Aim To determine the reliability of urine dipstick and microscopy in diagnosing UTIs in children.

Methods Urine samples were obtained from children admitted with a suspicion of UTI over a period of 30 days. As per local protocol, samples were analysed on the ward by dipstick & phase-contrast microscopy. For the purposes of this audit, all samples were sent to the laboratory for automated cell count and culture. The culture results were compared with automated cell count, dipstick and microscopy results. The data was analysed using SPSS version 15.0 statistical package.

This audit was registered with and approved by the audit department.

Results Ninety-one samples were obtained but 63 contained full results and were analysed. Forty (64%) were from children <5 years old. Seventeen (27%) had pure, significant bacterial growth on culture. Of these, 8 (47%) and 4 (24%) had tested positive for white cells and nitrite on dipstick, respectively. Only 7 (41%) had tested positive for bacteria on ward microscopy and only 1(6%) had >100 white cells on laboratory automated cell count.

Dipstick for white cells had the highest sensitivity of 53% while automated white cell count had the least (5%). Conversely, dipstick for nitrites had the highest specificity of 95% while dipstick for white cells had the least (40%).

Dipstick for nitrites had the highest positive and negative predictive values of 80% and 65%, respectively. Automated white cell count had the lowest positive predictive value of 33% while dipstick for white cells had the least negative predictive value of 53%.

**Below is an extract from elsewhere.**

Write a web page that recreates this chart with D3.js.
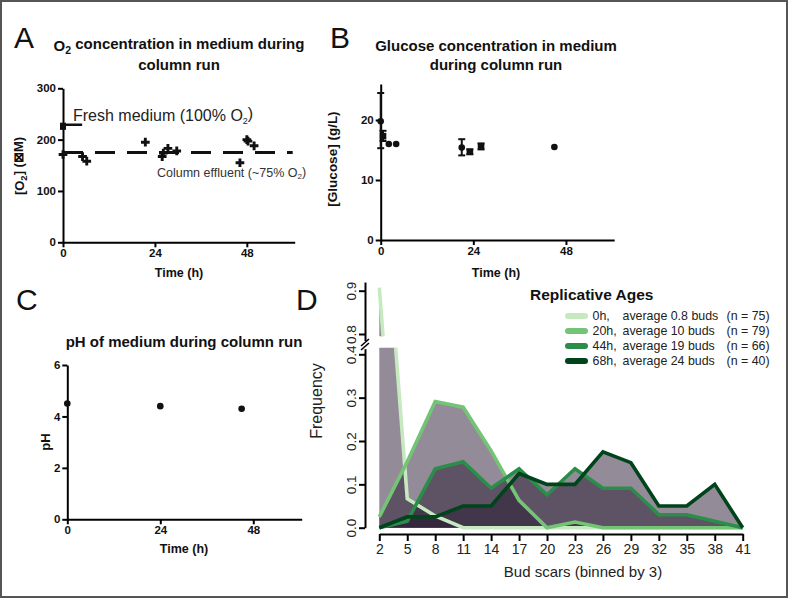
<!DOCTYPE html>
<html><head><meta charset="utf-8">
<script src="https://cdn.jsdelivr.net/npm/d3@7"></script>
<style>
body{margin:0;background:#fff}
svg text{font-family:"Liberation Sans",Arial,Helvetica,sans-serif}
</style>
</head><body>
<svg id="c" width="789" height="599"></svg>
<script>
// ---------------- DATA ----------------
const timeTicks = [0, 24, 48];

// Panel A : O2
const o2Ticks = [0, 100, 200, 300];
const o2Times  = [0, 5.1, 6.2, 21.5, 25.9, 26.2, 27.4, 29.7, 46.2, 48.0, 48.3, 49.9];
const o2Values = [171, 167, 158, 195, 167, 174, 183, 178, 155, 200, 197, 188];
const o2FreshTimes = [0];
const o2FreshMean  = [226];
const o2FreshLow   = [219];
const o2FreshHigh  = [233];
const o2FreshLevel = [229];      // short bar beside fresh medium
const o2FreshSpan  = [0, 5];     // hours
const o2EffluentLevel = [175];

// Panel B : glucose
const glucoseTicks = [0, 10, 20];
const glucoseCircleTimes  = [0, 2.1, 4.0, 21.0, 45.0];
const glucoseCircleValues = [19.8, 16.0, 16.0, 15.4, 15.5];
const glucoseCircleLow    = [15.3, 16.0, 16.0, 14.1, 15.5];
const glucoseCircleHigh   = [24.5, 16.0, 16.0, 16.8, 15.5];
const glucoseSquareTimes  = [0.6, 23.1, 26.0];
const glucoseSquareValues = [17.3, 14.7, 15.6];
const glucoseSquareLow    = [16.5, 14.3, 15.1];
const glucoseSquareHigh   = [18.2, 15.1, 16.1];

// Panel C : pH
const phTicks = [0, 2, 4, 6];
const phTimes  = [0, 24, 45];
const phValues = [4.5, 4.4, 4.3];

// Panel D : bud scars
const budBins  = [2, 5, 8, 11, 14, 17, 20, 23, 26, 29, 32, 35, 38, 41];
const freq0h   = [0.907, 0.067, 0.027, 0, 0, 0, 0, 0, 0, 0, 0, 0, 0, 0];
const freq20h  = [0.025, 0.152, 0.291, 0.278, 0.177, 0.063, 0, 0.013, 0, 0, 0, 0, 0, 0];
const freq44h  = [0, 0.015, 0.136, 0.152, 0.091, 0.136, 0.076, 0.136, 0.091, 0.091, 0.030, 0.030, 0.015, 0];
const freq68h  = [0, 0.025, 0.025, 0.05, 0.05, 0.125, 0.10, 0.10, 0.175, 0.15, 0.05, 0.05, 0.10, 0];
const freqLowTicks  = [0, 0.1, 0.2, 0.3, 0.4];
const freqHighTicks = [0.8, 0.9];
const ageNames  = ["0h,", "20h,", "44h,", "68h,"];
const ageAvg    = ["average 0.8 buds", "average 10 buds", "average 19 buds", "average 24 buds"];
const ageN      = ["(n = 75)", "(n = 79)", "(n = 66)", "(n = 40)"];
const ageColors = ["#c7e9c0", "#74c476", "#2b8d4a", "#00441b"];

// ---------------- DRAWING ----------------
const svg = d3.select("#c");
svg.append("rect").attr("x", 1).attr("y", 1).attr("width", 786).attr("height", 596)
  .attr("fill", "#fff").attr("stroke", "#555").attr("stroke-width", 2);

function panelLetter(t, x, y) {
  svg.append("text").attr("x", x).attr("y", y).attr("font-size", 30).attr("fill", "#111").text(t);
}
panelLetter("A", 14, 48);
panelLetter("B", 330, 48);
panelLetter("C", 16, 310);
panelLetter("D", 296, 310);

function styleAxis(g) {
  g.selectAll("path,line").attr("stroke", "#000").attr("stroke-width", 2);
  g.selectAll("text").attr("font-size", 11.5).attr("font-weight", "bold").attr("fill", "#111")
    .attr("font-family", '"Liberation Sans",Arial,sans-serif');
}
function gpAxes(x, y, yTicks) {
  const gx = svg.append("g").attr("transform", `translate(0,${y.range()[0]})`)
    .call(d3.axisBottom(x).tickValues(timeTicks).tickFormat(d3.format("d")).tickSize(5).tickSizeOuter(0).tickPadding(2));
  styleAxis(gx);
  const gy = svg.append("g").attr("transform", `translate(${x.range()[0]},0)`)
    .call(d3.axisLeft(y).tickValues(yTicks).tickFormat(d3.format("d")).tickSize(5).tickSizeOuter(0).tickPadding(2));
  styleAxis(gy);
}
function boldText(txt, x, y, size, rot) {
  const t = svg.append("text").attr("text-anchor", "middle").attr("font-weight", "bold")
    .attr("font-size", size).attr("fill", "#111");
  if (rot) t.attr("transform", `translate(${x},${y}) rotate(-90)`);
  else t.attr("x", x).attr("y", y);
  return t;
}
function addSub(t, main, sub, rest, subSize) {
  t.append("tspan").text(main);
  t.append("tspan").attr("dy", "0.3em").attr("font-size", subSize).text(sub);
  t.append("tspan").attr("dy", "-0.3em").text(rest);
}

// ===== Panel A =====
const xA = d3.scaleLinear().domain([0, 60.5]).range([63, 294.7]);
const yA = d3.scaleLinear().domain([0, 300]).range([242.3, 88.3]);
{
  const t1 = boldText("", 179, 50.5, 15);
  addSub(t1, "O", "2", " concentration in medium during", 10.5);
  boldText("", 179, 69.5, 15).text("column run");
  gpAxes(xA, yA, o2Ticks);
  boldText("", 179, 277, 12.5).text("Time (h)");
  const yl = boldText("", 24, 166, 13, true);
  addSub(yl, "[O", "2", "] (⊠M)", 9.5);

  // effluent dashed line
  svg.append("line").attr("x1", xA(0)).attr("x2", xA.range()[1] - 2)
    .attr("y1", yA(o2EffluentLevel[0])).attr("y2", yA(o2EffluentLevel[0]))
    .attr("stroke", "#111").attr("stroke-width", 3).attr("stroke-dasharray", "20,12");
  // fresh medium
  svg.append("line").attr("x1", xA(o2FreshSpan[0])).attr("x2", xA(o2FreshSpan[1]))
    .attr("y1", yA(o2FreshLevel[0])).attr("y2", yA(o2FreshLevel[0]))
    .attr("stroke", "#111").attr("stroke-width", 2.5);
  o2FreshTimes.forEach((t, i) => {
    svg.append("rect").attr("x", xA(t) - 3).attr("width", 6)
      .attr("y", yA(o2FreshHigh[i])).attr("height", yA(o2FreshLow[i]) - yA(o2FreshHigh[i]))
      .attr("fill", "#111");
  });
  svg.append("g").selectAll("path").data(o2Times).join("path")
    .attr("transform", (d, i) => `translate(${xA(d)},${yA(o2Values[i])})`)
    .attr("d", d3.symbol(d3.symbolCross, 42)).attr("fill", "#111");

  const fm = svg.append("text").attr("x", 73).attr("y", 121).attr("font-size", 16).attr("fill", "#222");
  addSub(fm, "Fresh medium (100% O", "2", ")", 9);
  const ce = svg.append("text").attr("x", 157).attr("y", 177).attr("font-size", 12.5).attr("fill", "#333");
  addSub(ce, "Column effluent (~75% O", "2", ")", 8);
}

// ===== Panel B =====
const xB = d3.scaleLinear().domain([0, 60.5]).range([380.7, 614.2]);
const yB = d3.scaleLinear().domain([0, 26]).range([240, 84]);
{
  boldText("", 496, 50.5, 15).text("Glucose concentration in medium");
  boldText("", 496, 69.5, 15).text("during column run");
  gpAxes(xB, yB, glucoseTicks);
  boldText("", 496, 277, 12.5).text("Time (h)");
  boldText("", 337, 159, 13.5, true).text("[Glucose] (g/L)");

  const eb = svg.append("g").attr("stroke", "#111").attr("stroke-width", 2);
  function errBar(t, lo, hi) {
    if (hi - lo < 0.01) return;
    eb.append("line").attr("x1", xB(t)).attr("x2", xB(t)).attr("y1", yB(lo)).attr("y2", yB(hi));
    eb.append("line").attr("x1", xB(t) - 3.5).attr("x2", xB(t) + 3.5).attr("y1", yB(lo)).attr("y2", yB(lo));
    eb.append("line").attr("x1", xB(t) - 3.5).attr("x2", xB(t) + 3.5).attr("y1", yB(hi)).attr("y2", yB(hi));
  }
  glucoseCircleTimes.forEach((t, i) => errBar(t, glucoseCircleLow[i], glucoseCircleHigh[i]));
  glucoseSquareTimes.forEach((t, i) => errBar(t, glucoseSquareLow[i], glucoseSquareHigh[i]));
  svg.append("g").selectAll("circle").data(glucoseCircleTimes).join("circle")
    .attr("cx", d => xB(d)).attr("cy", (d, i) => yB(glucoseCircleValues[i])).attr("r", 3.3).attr("fill", "#111");
  svg.append("g").selectAll("rect").data(glucoseSquareTimes).join("rect")
    .attr("x", d => xB(d) - 3.3).attr("y", (d, i) => yB(glucoseSquareValues[i]) - 3.3)
    .attr("width", 6.6).attr("height", 6.6).attr("fill", "#111");
}

// ===== Panel C =====
const xC = d3.scaleLinear().domain([0, 60.5]).range([67.3, 301.7]);
const yC = d3.scaleLinear().domain([0, 6]).range([519.3, 365]);
{
  boldText("", 184, 347, 15).text("pH of medium during column run");
  gpAxes(xC, yC, phTicks);
  boldText("", 184, 553, 12.5).text("Time (h)");
  boldText("", 45, 442, 13, true).attr("dy", "0.35em").text("pH");
  svg.append("g").selectAll("circle").data(phTimes).join("circle")
    .attr("cx", d => xC(d)).attr("cy", (d, i) => yC(phValues[i])).attr("r", 3.3).attr("fill", "#111");
}

// ===== Panel D =====
const xD = d3.scaleLinear().domain([2, 41]).range([379.3, 742.7]);
const yLow = d3.scaleLinear().domain([0, 0.4]).range([527.7, 354.3]);
const yHigh = d3.scaleLinear().domain([0.8, 0.9]).range([334, 290.7]);
{
  const defs = svg.append("defs");
  defs.append("clipPath").attr("id", "clipLow").append("rect")
    .attr("x", 360).attr("y", yLow(0.415)).attr("width", 400).attr("height", 200);
  defs.append("clipPath").attr("id", "clipHigh").append("rect")
    .attr("x", 360).attr("y", yHigh(0.92)).attr("width", 400).attr("height", yHigh(0.795) - yHigh(0.92));

  const series = [freq0h, freq20h, freq44h, freq68h];
  [[yLow, "clipLow"], [yHigh, "clipHigh"]].forEach(([ys, cid]) => {
    const g = svg.append("g").attr("clip-path", `url(#${cid})`);
    const area = d3.area().x((d, i) => xD(budBins[i])).y0(ys(0)).y1(d => ys(d));
    const line = d3.line().x((d, i) => xD(budBins[i])).y(d => ys(d));
    series.forEach(s => g.append("path").attr("d", area(s)).attr("fill", "rgba(40,25,50,0.5)"));
    series.forEach((s, k) => g.append("path").attr("d", line(s)).attr("fill", "none")
      .attr("stroke", ageColors[k]).attr("stroke-width", 3.6).attr("stroke-linejoin", "miter"));
  });

  function rAxis(g) {
    g.selectAll("path,line").attr("stroke", "#000").attr("stroke-width", 2);
    g.selectAll("text").attr("font-size", 13.5).attr("fill", "#222").attr("font-family", '"Liberation Sans",Arial,sans-serif');
  }
  const yLowAx = yLow.copy().domain([0, 0.413]).range([yLow(0), yLow(0.413)]);
  const yHighAx = yHigh.copy().domain([0.785, 0.92]).range([yHigh(0.785), yHigh(0.92)]);
  [[yLowAx, freqLowTicks], [yHighAx, freqHighTicks]].forEach(([ys, tv]) => {
    const g = svg.append("g").attr("transform", "translate(365,0)")
      .call(d3.axisLeft(ys).tickValues(tv).tickFormat(d3.format(".1f")).tickSize(6).tickSizeOuter(0));
    rAxis(g);
    g.selectAll(".tick text").attr("x", 0).attr("dy", 0).attr("text-anchor", "middle")
      .attr("transform", "translate(-14,0) rotate(-90)").attr("dy", "0.35em");
  });
  // axis break marks
  svg.append("g").attr("stroke", "#000").attr("stroke-width", 1.6)
    .selectAll("line").data([0, 4]).join("line")
    .attr("x1", 361).attr("x2", 369).attr("y1", d => 346 + d).attr("y2", d => 339 + d);

  const gx = svg.append("g").attr("transform", "translate(0,534)")
    .call(d3.axisBottom(xD).tickValues(budBins).tickSize(7).tickSizeOuter(0).tickPadding(3));
  rAxis(gx);
  gx.selectAll("text").attr("font-size", 14);

  svg.append("text").attr("x", 583).attr("y", 577).attr("text-anchor", "middle")
    .attr("font-size", 15).attr("fill", "#222").text("Bud scars (binned by 3)");
  svg.append("text").attr("transform", "translate(316,401) rotate(-90)").attr("text-anchor", "middle")
    .attr("dy", "0.35em").attr("font-size", 16).attr("fill", "#222").text("Frequency");

  // legend
  svg.append("text").attr("x", 530).attr("y", 300).attr("font-size", 15.5).attr("font-weight", "bold")
    .attr("fill", "#111").text("Replicative Ages");
  const lg = svg.append("g").selectAll("g").data(ageNames).join("g")
    .attr("transform", (d, i) => `translate(0,${316 + i * 15})`);
  lg.append("line").attr("x1", 568).attr("x2", 585).attr("stroke", (d, i) => ageColors[i])
    .attr("stroke-width", 6).attr("stroke-linecap", "round");
  lg.append("text").attr("x", 592.5).attr("dy", "0.36em").attr("font-size", 12.4).attr("fill", "#222").text(d => d);
  lg.append("text").attr("x", 622.5).attr("dy", "0.36em").attr("font-size", 12.4).attr("fill", "#222").text((d, i) => ageAvg[i]);
  lg.append("text").attr("x", 726.5).attr("dy", "0.36em").attr("font-size", 12.4).attr("fill", "#222").text((d, i) => ageN[i]);
}
</script>
</body></html>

Discussion Urine analysis and microscopy are cheaper but less reliable alternatives to urine culture. For instance, 16(94%) or 10(59%) of the culture positive samples would not have been cultured because they had <100 white cells on automated cell count or no bacteria on ward microscopy, respectively and the diagnosis would have been missed. We conclude that these rapid tests cannot detect all cases of UTI. Therefore, all samples should be sent for cultures. Treatment should be started for all children <1 year with nitrite positive samples and/or symptoms/signs of UTI.